Was referring to the strangle as the “wings” portion of the Iron Butterfly which is (I believe) 1 straddle + 1 strangle. Yup, you made it clear for the volatility skew. Thanks. Thus the delta neutral strangle’s two legs won’t have the same “moneyness” due to the bias you’ve just highlighted.
I think it's because they use Prob of OTM aka 84% for the standard deviation on each side. They are looking for a Situation were the Put Scew is reversed ("Falling Put Curve and Rising Call Curve"). Normal case: Ppl fear a downward move more and are buying more puts, the Probability distribution (and thus the OTM Probability per Strike) is derived from which Strikes people buy the most/least. A 30 Delta on the Put Side will have a lower OTM Probability than a OTM Probability on the Call Side on the exact same delta (see Picture). Usually you would approximate via a Delta of 16 (16%ITM Prob=84%OTM Prob=1 STDV) but since the probability distribution is scewed to the put side the approximation doesn't work like 16 delta=16%ITM/84% OTM Probability. The Implied Volatility is calculated from the Option Price as well, the higher the price the higher the IV the flatter the Implied Distribution thus Delta doesn't work as a 1:1 approximation of the ITM Probability. You will have to go to a e.g. Delta of 8 on the Put Side and Delta of 32 on the Call Side (both of them will have to move to the left on the Probability Distribution to capture the 84%) to get a OTM Probability of 84% (or ITM Prob of 16%) on both Sides. You are Selling ATM and Buying the Wings in an Iron Butterfly so: ATM Call & Put = Put ATM Delta -50 Call ATM Delta-50 =0 Wings= Delta -8 Put Side Delta +32 Call Side In a normal Put Scew Situation you would be Long Delta The Authors want that you look for a steep call Curve (and flat Put Curve), so the exact Opposite of the case above. It's the Put Scew in Reverse. You are Buying the Wings at -32 Put Side Delta and +8 Call Side Delta (deltas move to the right to caputure OTM Probability). This is why they want you to buy an extra Call/Shares to isolate Volatility Imagine the Image Attached (Normal Case with Put Scew) BUT in reverse (Call Side Steep) I had a very similar problem yesterday: https://www.elitetrader.com/et/threads/abnormal-skew-in-delta-prob-of-otm.343276/
ATMF delta is slightly over 50 (best way to think about it is that the stock can go to infinity but can’t fall below zero). As a result, when you are short an ATM straddle and long a strangle, you are going to be gently short delta.

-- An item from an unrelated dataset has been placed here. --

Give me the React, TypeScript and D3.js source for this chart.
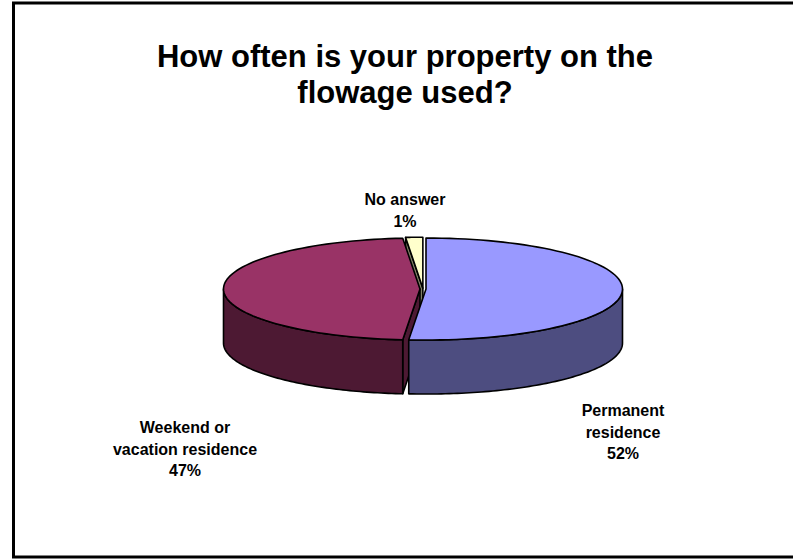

Isnt google long delta in the pic earlier posted by someone else The thread starter didnt actually say what he traded if im not mistaken
Thanks Atikon, I'm referring to the example on page 106, where they give an example of an ATM Butterfly for SPX at 1220/1270/1270/1320. What I see in the screenshots in the same book on the same page is that in this example the short put has the delta of 50.6 while the short call has -49.3 - so about the same. The long call (1320) has the delta of 16.6 while the long put (1220) is -23.7. Yet the say "delta of -28" about this trade. how do they arrive at this number?

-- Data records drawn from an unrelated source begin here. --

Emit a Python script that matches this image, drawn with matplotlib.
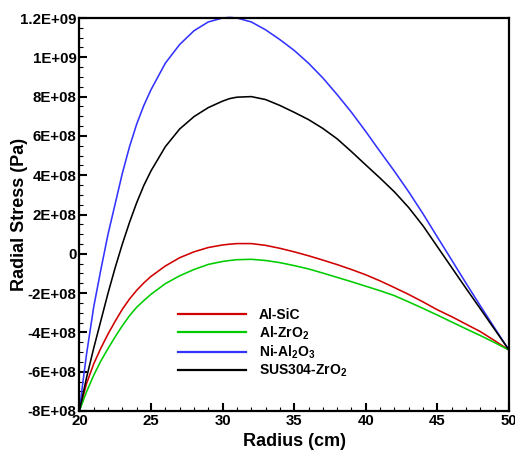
import matplotlib
matplotlib.use("Agg")
import matplotlib.pyplot as plt
from matplotlib.ticker import MultipleLocator

plt.rcParams['font.family'] = ['Liberation Sans', 'DejaVu Sans']
plt.rcParams['font.weight'] = 'bold'
plt.rcParams['mathtext.fontset'] = 'custom'
plt.rcParams['mathtext.rm'] = 'Liberation Sans:bold'
plt.rcParams['mathtext.it'] = 'Liberation Sans:bold'
plt.rcParams['mathtext.bf'] = 'Liberation Sans:bold'

# Radius (cm)
radius = [20, 20.25, 20.5, 21, 21.5, 22, 22.5, 23, 23.5, 24, 24.5, 25, 26, 27, 28, 29, 30,
          30.5, 31, 32, 33, 34, 35, 36, 37, 38, 39, 40, 41, 42, 43, 44, 45, 46, 47, 48, 49, 50]

al_sic = [-8.0e8, -7.3e8, -6.6e8, -5.6e8, -4.8e8, -4.08e8, -3.43e8, -2.82e8, -2.3e8, -1.86e8,
          -1.48e8, -1.15e8, -6.2e7, -2.0e7, 1.0e7, 3.2e7, 4.5e7, 4.9e7, 5.2e7, 5.2e7, 4.3e7,
          2.8e7, 1.0e7, -1.0e7, -3.2e7, -5.5e7, -8.0e7, -1.07e8, -1.38e8, -1.72e8, -2.07e8,
          -2.45e8, -2.85e8, -3.2e8, -3.58e8, -3.96e8, -4.42e8, -4.9e8]

al_zro2 = [-8.0e8, -7.5e8, -7.02e8, -6.18e8, -5.45e8, -4.82e8, -4.22e8, -3.66e8, -3.15e8, -2.72e8,
           -2.38e8, -2.06e8, -1.52e8, -1.12e8, -8.0e7, -5.4e7, -3.9e7, -3.4e7, -3.0e7, -2.8e7,
           -3.4e7, -4.5e7, -6.0e7, -7.7e7, -9.8e7, -1.2e8, -1.42e8, -1.65e8, -1.88e8, -2.13e8,
           -2.45e8, -2.78e8, -3.12e8, -3.47e8, -3.82e8, -4.16e8, -4.52e8, -4.9e8]

ni_al2o3 = [-8.0e8, -6.5e8, -5.1e8, -2.7e8, -8.0e7, 1.0e8, 2.55e8, 4.1e8, 5.45e8, 6.6e8,
            7.55e8, 8.35e8, 9.7e8, 1.065e9, 1.135e9, 1.18e9, 1.2e9, 1.203e9, 1.2e9, 1.18e9,
            1.14e9, 1.09e9, 1.035e9, 9.7e8, 8.95e8, 8.1e8, 7.2e8, 6.22e8, 5.2e8, 4.2e8,
            3.15e8, 2.03e8, 8.5e7, -3.2e7, -1.5e8, -2.65e8, -3.78e8, -4.9e8]

sus304_zro2 = [-8.0e8, -7.15e8, -6.3e8, -4.8e8, -3.4e8, -2.0e8, -7.0e7, 5.0e7, 1.6e8, 2.6e8,
               3.48e8, 4.22e8, 5.45e8, 6.35e8, 6.98e8, 7.44e8, 7.77e8, 7.9e8, 7.97e8, 8.0e8,
               7.85e8, 7.55e8, 7.2e8, 6.83e8, 6.38e8, 5.85e8, 5.2e8, 4.52e8, 3.85e8, 3.15e8,
               2.35e8, 1.42e8, 3.6e7, -7.0e7, -1.76e8, -2.8e8, -3.85e8, -4.9e8]

series_labels = ['Al-SiC', r'Al-ZrO$_2$', r'Ni-Al$_2$O$_3$', r'SUS304-ZrO$_2$']
series_colors = ['#d00000', '#00cc00', '#3333ff', '#000000']

xticks = [20, 25, 30, 35, 40, 45, 50]
yticks = [-8e8, -6e8, -4e8, -2e8, 0, 2e8, 4e8, 6e8, 8e8, 1e9, 1.2e9]
ytick_labels = ['-8E+08', '-6E+08', '-4E+08', '-2E+08', '0', '2E+08', '4E+08',
                '6E+08', '8E+08', '1E+09', '1.2E+09']

fig = plt.figure(figsize=(5.15, 4.54), dpi=100)
ax = fig.add_axes([79.4 / 515, 43 / 454, 429.6 / 515, 393 / 454])

for ys, lab, col in zip([al_sic, al_zro2, ni_al2o3, sus304_zro2], series_labels, series_colors):
    ax.plot(radius, ys, color=col, lw=1.15, label=lab, clip_on=False)

ax.set_xlim(20, 50)
ax.set_ylim(-8e8, 1.2e9)
ax.set_xticks(xticks)
ax.set_xticklabels([str(t) for t in xticks])
ax.set_yticks(yticks)
ax.set_yticklabels(ytick_labels)
ax.xaxis.set_minor_locator(MultipleLocator(1))
ax.yaxis.set_minor_locator(MultipleLocator(5e7))

ax.tick_params(which='major', direction='in', length=6, width=1.5, labelsize=10.8, pad=2,
               top=False, right=False)
ax.tick_params(which='minor', direction='in', length=3, width=0.8, top=False, right=False)
ax.tick_params(axis='x', which='major', pad=2.5)
for lbl in ax.get_xticklabels() + ax.get_yticklabels():
    lbl.set_fontweight('bold')

for sp in ax.spines.values():
    sp.set_linewidth(1.6)

ax.set_xlabel('Radius (cm)', fontsize=13, fontweight='bold')
ax.set_ylabel('Radial Stress (Pa)', fontsize=13, fontweight='bold')
ax.xaxis.set_label_coords(0.5, -0.055)
ax.yaxis.set_label_coords(-0.12, 0.5)

leg = ax.legend(loc='upper left', bbox_to_anchor=(0.2295, 0.262), frameon=False,
                borderpad=0, borderaxespad=0, handlelength=4.9, handletextpad=0.9,
                labelspacing=0.15, prop={'size': 10, 'weight': 'bold'})
for h in leg.get_lines():
    h.set_linewidth(1.6)

fig.savefig('out.png', dpi=100)
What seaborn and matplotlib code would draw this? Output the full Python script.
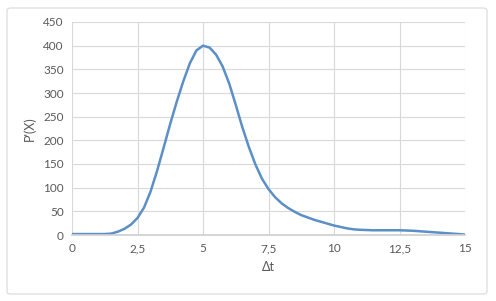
import matplotlib
matplotlib.use("Agg")
import matplotlib.pyplot as plt
import seaborn as sns
import pandas as pd
from matplotlib.ticker import FuncFormatter, MultipleLocator
from matplotlib.patches import FancyBboxPatch

dt = [0, 0.25, 0.5, 0.75, 1, 1.25, 1.5, 1.75, 2, 2.25, 2.5, 2.75, 3, 3.25, 3.5,
      3.75, 4, 4.25, 4.5, 4.75, 5, 5.25, 5.5, 5.75, 6, 6.25, 6.5, 6.75, 7, 7.25,
      7.5, 7.75, 8, 8.25, 8.5, 8.75, 9, 9.25, 9.5, 9.75, 10, 10.25, 10.5, 10.75,
      11, 11.5, 12, 12.5, 13, 13.5, 14, 14.5, 15]
px = [2, 2, 2, 2, 2, 2, 3, 7, 13, 22, 36, 58, 92, 136, 185,
      235, 282, 325, 363, 390, 400, 396, 381, 356, 320, 275, 228, 186, 149, 119,
      97, 80, 67, 57, 49, 42, 37, 32, 28, 24, 20, 17, 14, 12,
      11, 10, 10, 10, 9, 7, 5, 3, 1]

df = pd.DataFrame({"dt": dt, "p": px})

sns.set_theme(style="white")
plt.rcParams["font.family"] = ["Lato", "DejaVu Sans"]

fig = plt.figure(figsize=(4.96, 3.01), dpi=100)
ax = fig.add_axes([72/496, 1-235/301, (465-72)/496, (235-22)/301])

sns.lineplot(data=df, x="dt", y="p", ax=ax, color="#5b8fc7", linewidth=1.8)
for ln in ax.lines:
    ln.set_solid_joinstyle("round")
    ln.set_solid_capstyle("round")

ax.set_xlim(0, 15)
ax.set_ylim(0, 450)
ax.xaxis.set_major_locator(MultipleLocator(2.5))
ax.yaxis.set_major_locator(MultipleLocator(50))
ax.xaxis.set_major_formatter(FuncFormatter(lambda v, p: (f"{v:g}").replace(".", ",")))
ax.grid(True, color="#d9d9d9", linewidth=0.8)
ax.set_axisbelow(True)
for s in ["top", "right", "left"]:
    ax.spines[s].set_visible(False)
ax.spines["bottom"].set_color("#d0d0d0")
ax.tick_params(axis="both", length=0, labelsize=8.5, labelcolor="#595959", pad=6)
ax.set_xlabel("Δt", fontsize=9, color="#595959", labelpad=5)
ax.set_ylabel("P'(X)", fontsize=9, color="#595959", labelpad=5)

border = FancyBboxPatch((7/496, 7/301), (487-7)/496, (293-7)/301,
                        boxstyle="round,pad=0,rounding_size=0.008",
                        transform=fig.transFigure, fill=False,
                        edgecolor="#d9d9d9", linewidth=0.8)
fig.patches.append(border)

fig.savefig("out.png", dpi=100)
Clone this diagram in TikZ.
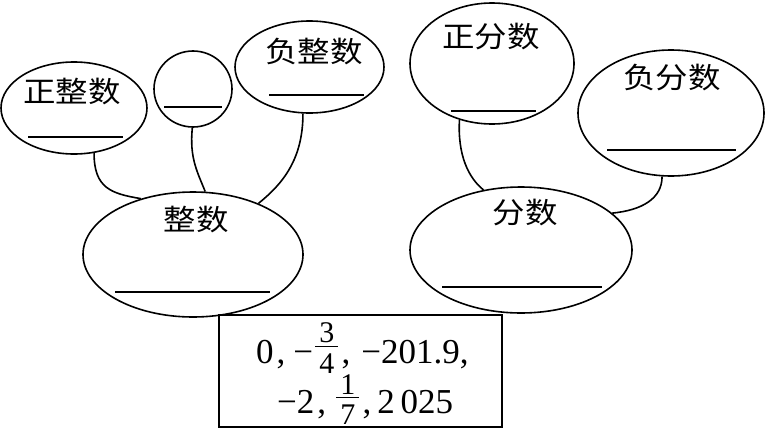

Thank you very much! So, if I get this right, if I am buying the wings with the same ITM probability, let's say 16% ITM on the put and 16% on the call, the call strike will *usually* (with the normal skew) be closer to the ATM, therefore higher delta? So the positive delta of the long call will outweight the negative delta of the long put? If so, should I buy more put "units" as the authors suggest - to flatten out the delta?